-- begin Task input --
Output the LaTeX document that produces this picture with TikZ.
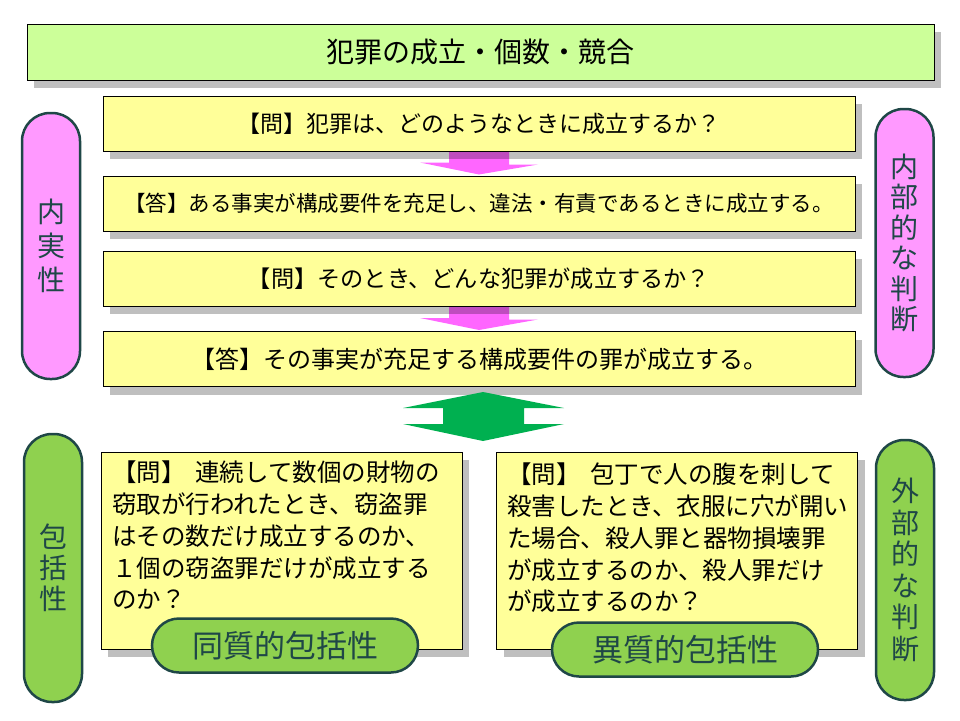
\documentclass[tikz,border=0pt]{standalone}
\usepackage{fontspec}
\setmainfont{Noto Sans CJK JP}
\usetikzlibrary{shadows,backgrounds,calc}
\definecolor{ylw}{HTML}{FFFF99}
\definecolor{ttl}{HTML}{CCFF99}
\definecolor{pnk}{HTML}{FF99FF}
\definecolor{pnkar}{HTML}{FF66FF}
\definecolor{grar}{HTML}{00B050}
\definecolor{grp}{HTML}{8FD14F}
\definecolor{slate}{HTML}{1F4747}
\begin{document}
\begin{tikzpicture}[x=1pt,y=-1pt,
  shd/.style={drop shadow={shadow xshift=7pt,shadow yshift=-8pt,fill=black,opacity=0.25}},
  titlebox/.style={draw=black,line width=1pt,fill=ttl,shd,inner sep=0,minimum width=907pt,minimum height=56pt,font=\fontsize{28}{32}\selectfont},
  qbox/.style={draw=black,line width=1pt,fill=ylw,shd,inner sep=0,minimum width=752pt,minimum height=55pt},
  bbox/.style={draw=black,line width=1pt,fill=ylw,shd,inner sep=0,minimum width=361pt,minimum height=197pt},
  btext/.style={anchor=north west,inner sep=0,align=left,font=\fontsize{24.5}{31.75}\selectfont},
  pill/.style={draw=slate,line width=2.5pt,rounded corners=28pt,inner sep=0,minimum width=58pt,text=slate,align=center},
  pinkpill/.style={pill,fill=pnk},
  greenpill/.style={pill,fill=grp},
  tag/.style={draw=slate,line width=2.5pt,fill=grp,rounded corners=27pt,inner sep=0,minimum width=266pt,minimum height=54pt,text=slate,font=\fontsize{31}{34}\selectfont},
  pinkarrow/.style={fill=pnkar},
  greenarrow/.style={fill=grar}
]
\useasboundingbox (0,0) rectangle (960,720);

% title
\node[titlebox] (title) at (480.5,52) {犯罪の成立・個数・競合};

% question / answer boxes
\node[qbox,font=\fontsize{23}{28}\selectfont] (q1) at (479,123.5) {【問】犯罪は、どのようなときに成立するか？};
\node[qbox,font=\fontsize{21.5}{26}\selectfont] (a1) at (479,203.5) {【答】ある事実が構成要件を充足し、違法・有責であるときに成立する。};
\node[qbox,font=\fontsize{23.2}{28}\selectfont] (q2) at (479,278.5) {【問】そのとき、どんな犯罪が成立するか？};
\node[qbox,font=\fontsize{24}{28}\selectfont] (a2) at (479,359) {【答】その事実が充足する構成要件の罪が成立する。};

% pink arrows (behind boxes and shadows)
\begin{pgfonlayer}{background}
\fill[pinkarrow] ([xshift=-30pt]q1.south) -- ([xshift=30pt]q1.south) -- ++(0,13) -- ++(29,0)
  -- ([yshift=1pt]a1.north) -- ($([yshift=1pt]a1.north)+(-59,-12)$) -- ++(29,0) -- cycle;
\fill[pinkarrow] ([xshift=-30pt]q2.south) -- ([xshift=30pt]q2.south) -- ++(0,13) -- ++(29,0)
  -- ([yshift=1pt]a2.north) -- ($([yshift=1pt]a2.north)+(-59,-12)$) -- ++(29,0) -- cycle;
\end{pgfonlayer}

% side pills
\node[pinkpill,minimum height=266pt,font=\fontsize{28}{34}\selectfont] (naijitsu) at (51,246) {内\\実\\性};
\node[pinkpill,minimum height=268pt,font=\fontsize{28}{30.5}\selectfont] (naibu) at (904.5,243) {内\\部\\的\\な\\判\\断};
\node[greenpill,minimum height=268pt,font=\fontsize{28}{31}\selectfont] (hokatsu) at (53,568) {包\\括\\性};
\node[greenpill,minimum height=260pt,font=\fontsize{28}{31.5}\selectfont] (gaibu) at (905,570) {外\\部\\的\\な\\判\\断};

% bottom boxes
\node[bbox] (lbox) at (281.5,550.5) {};
\node[bbox] (rbox) at (677,550.5) {};
\node[btext] (ltext) at (112,461) {【問】\hspace{0.4em}連続して数個の財物の\\窃取が行われたとき、窃盗罪\\はその数だけ成立するのか、\\１個の窃盗罪だけが成立する\\のか？};
\node[btext] (rtext) at (507,463) {【問】\hspace{0.4em}包丁で人の腹を刺して\\殺害したとき、衣服に穴が開い\\た場合、殺人罪と器物損壊罪\\が成立するのか、殺人罪だけ\\が成立するのか？};

% tags
\node[tag] (doshitsu) at (285,645.5) {同質的包括性};
\node[tag] (ishitsu) at (685,649.5) {異質的包括性};

% green double arrow
\coordinate (gtop) at (483,392);
\coordinate (gbot) at (483,441);
\fill[greenarrow] (gtop) -- ++(81,16) -- ++(-40,0) -- ++(0,16) -- ++(40,0) -- (gbot)
  -- ++(-80,-17) -- ++(40,0) -- ++(0,-16) -- ++(-40,0) -- cycle;
\end{tikzpicture}
\end{document}
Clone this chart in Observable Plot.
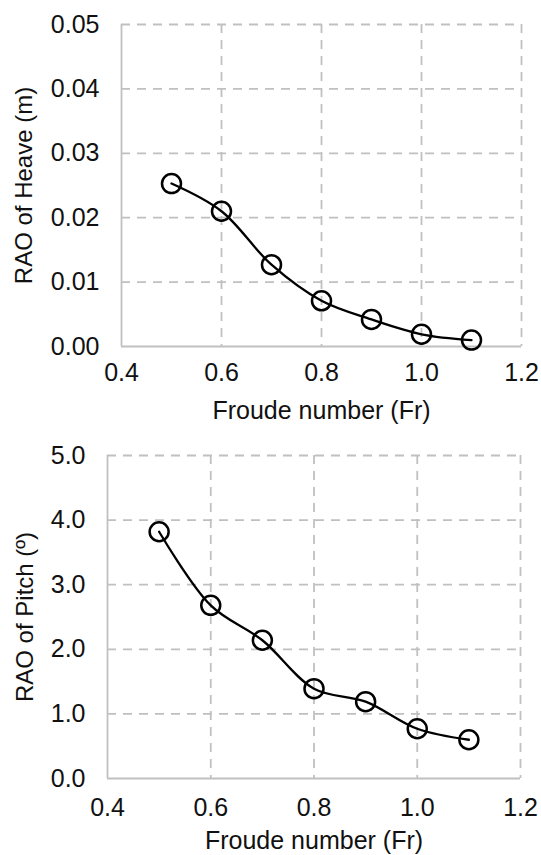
<!DOCTYPE html>
<html>
<head>
<meta charset="utf-8">
<script src="https://cdn.jsdelivr.net/npm/d3@7"></script>
<script src="https://cdn.jsdelivr.net/npm/@observablehq/plot@0.6"></script>
<style>
  html, body { margin: 0; padding: 0; background: #fff; }
  #charts svg { display: block; }
</style>
</head>
<body>
<div id="charts"></div>
<script>
// Data
const froude = [0.5, 0.6, 0.7, 0.8, 0.9, 1.0, 1.1];
const heaveRAO = [0.0253, 0.0210, 0.0127, 0.0071, 0.0042, 0.0019, 0.0010];
const pitchRAO = [3.82, 2.68, 2.14, 1.39, 1.19, 0.77, 0.60];
const xTicks = [0.4, 0.6, 0.8, 1.0, 1.2];
const heaveTicks = [0, 0.01, 0.02, 0.03, 0.04, 0.05];
const pitchTicks = [0, 1, 2, 3, 4, 5];
const xTitle = "Froude number (Fr)";
const heaveTitle = "RAO of Heave (m)";
const pitchTitle = "RAO of Pitch (º)";

const heaveData = froude.map((x, i) => ({x, y: heaveRAO[i]}));
const pitchData = froude.map((x, i) => ({x, y: pitchRAO[i]}));

const FONT = "'Liberation Sans', Arial, sans-serif";
const gridColor = "#c0c0c0";
const textColor = "#111";

function makeChart({data, yTicks, yFormat, yTitle, height, marginLeft, marginRight, marginTop, marginBottom, xPad, xTitleDy, yTitleDx}) {
  const yMax = yTicks[yTicks.length - 1];
  return Plot.plot({
    width: 541,
    height,
    marginLeft, marginRight, marginTop, marginBottom,
    style: {fontFamily: FONT, color: textColor, background: "#fff", overflow: "visible"},
    x: {domain: [0.4, 1.2]},
    y: {domain: [0, yMax]},
    marks: [
      Plot.gridX(xTicks.slice(1), {stroke: gridColor, strokeOpacity: 1, strokeWidth: 1.8, strokeDasharray: "9,7"}),
      Plot.gridY(yTicks.slice(1), {stroke: gridColor, strokeOpacity: 1, strokeWidth: 1.8, strokeDasharray: "9,7"}),
      Plot.ruleX([0.4], {stroke: gridColor, strokeWidth: 1.8}),
      Plot.ruleY([0], {stroke: gridColor, strokeWidth: 1.8}),
      Plot.axisX(xTicks, {tickSize: 0, tickPadding: xPad, fontSize: 25, label: null, tickFormat: d3.format(".1f")}),
      Plot.axisY(yTicks, {tickSize: 0, tickPadding: 22, fontSize: 25, label: null, tickFormat: d3.format(yFormat)}),
      Plot.line(data, {x: "x", y: "y", curve: "catmull-rom", stroke: "#000", strokeWidth: 2.3}),
      Plot.dot(data, {x: "x", y: "y", r: 9.5, stroke: "#000", strokeWidth: 2.5, fill: "none"}),
      Plot.text([xTitle], {frameAnchor: "bottom", dy: xTitleDy, lineAnchor: "middle", textAnchor: "middle", fontSize: 25, fill: textColor}),
      Plot.text([yTitle], {frameAnchor: "left", dx: yTitleDx, rotate: -90, lineAnchor: "middle", textAnchor: "middle", fontSize: 24, fill: textColor})
    ]
  });
}

const heaveChart = makeChart({
  data: heaveData, yTicks: heaveTicks, yFormat: ".2f", yTitle: heaveTitle,
  height: 430, marginLeft: 121, marginRight: 20, marginTop: 24, marginBottom: 84,
  xPad: 17, xTitleDy: 64, yTitleDx: -97
});
const pitchChart = makeChart({
  data: pitchData, yTicks: pitchTicks, yFormat: ".1f", yTitle: pitchTitle,
  height: 425, marginLeft: 107, marginRight: 21, marginTop: 25, marginBottom: 77,
  xPad: 20, xTitleDy: 62, yTitleDx: -82
});
document.getElementById("charts").append(heaveChart, pitchChart);
</script>
</body>
</html>
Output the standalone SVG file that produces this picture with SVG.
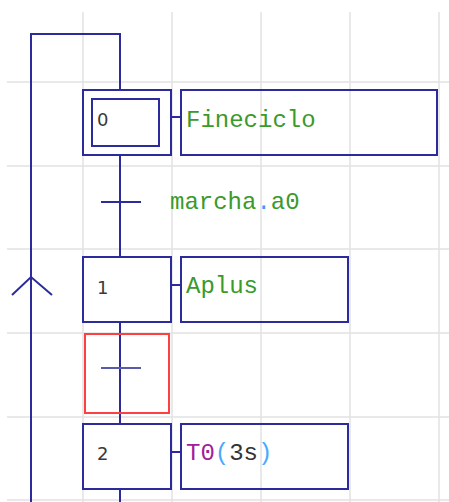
<svg xmlns="http://www.w3.org/2000/svg" width="449" height="502" viewBox="0 0 449 502">
<style>
.grid{stroke:#e2e2e2;stroke-width:1.5;fill:none}
.ln{stroke:#2b2b9b;stroke-width:2;fill:none}
.num{font-family:"DejaVu Sans","Liberation Sans",sans-serif;font-size:18px;fill:#3a3a3a}
.act{font-family:"Liberation Mono","Courier New",monospace;font-size:24px}
.g{fill:#3a9a2a}
</style>
<rect width="449" height="502" fill="#ffffff"/>
<g id="grid" class="grid">
<path d="M83,12V502M172,12V502M261,12V502M350,12V502M439,12V502"/>
<path d="M7,82H449M7,166H449M7,249H449M7,333H449M7,417H449M7,500H449"/>
</g>
<g id="connectors" class="ln">
<path d="M120,90V34H31V502"/>
<path d="M12,295L31,277L52,295"/>
<path d="M120,155V257"/>
<path d="M120,322V424"/>
<path d="M120,489V502"/>
<path d="M171,117H181M171,285H181M171,452H181"/>
</g>
<g id="step0">
<rect class="ln" x="83" y="90" width="88" height="65"/>
<rect class="ln" x="92" y="99" width="67" height="47"/>
<text class="num" x="97" y="126">0</text>
</g>
<g id="action0">
<rect class="ln" x="181" y="90" width="256" height="65"/>
<text class="act g" x="186" y="127">Fineciclo</text>
</g>
<g id="trans0">
<path class="ln" d="M101,202H141"/>
<text class="act g" x="170" y="209">marcha<tspan fill="#3a9aff">.</tspan>a0</text>
</g>
<g id="step1">
<rect class="ln" x="83" y="257" width="88" height="65"/>
<text class="num" x="97" y="294">1</text>
</g>
<g id="action1">
<rect class="ln" x="181" y="257" width="167" height="65"/>
<text class="act g" x="186" y="293">Aplus</text>
</g>
<g id="trans1">
<rect x="85" y="334" width="84" height="79" fill="none" stroke="#ff4040" stroke-width="2"/>
<path d="M101,368H141" stroke="#5a5aaa" stroke-width="2"/>
</g>
<g id="step2">
<rect class="ln" x="83" y="424" width="88" height="65"/>
<text class="num" x="97" y="460">2</text>
</g>
<g id="action2">
<rect class="ln" x="181" y="424" width="167" height="65"/>
<text class="act" x="186" y="460"><tspan fill="#a0209a">T0</tspan><tspan fill="#4aa8ff">(</tspan><tspan fill="#333333">3s</tspan><tspan fill="#4aa8ff">)</tspan></text>
</g>
</svg>
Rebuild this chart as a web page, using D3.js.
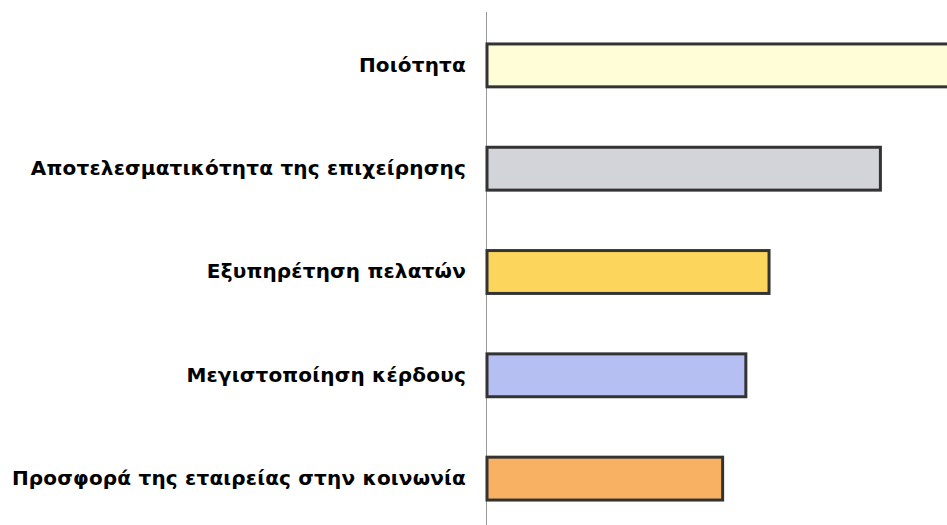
-- end Task input --
Write out every line of the data that holds the word "Output".

Output the LaTeX document that produces this picture with TikZ.
Output the standalone SVG file that produces this picture with SVG.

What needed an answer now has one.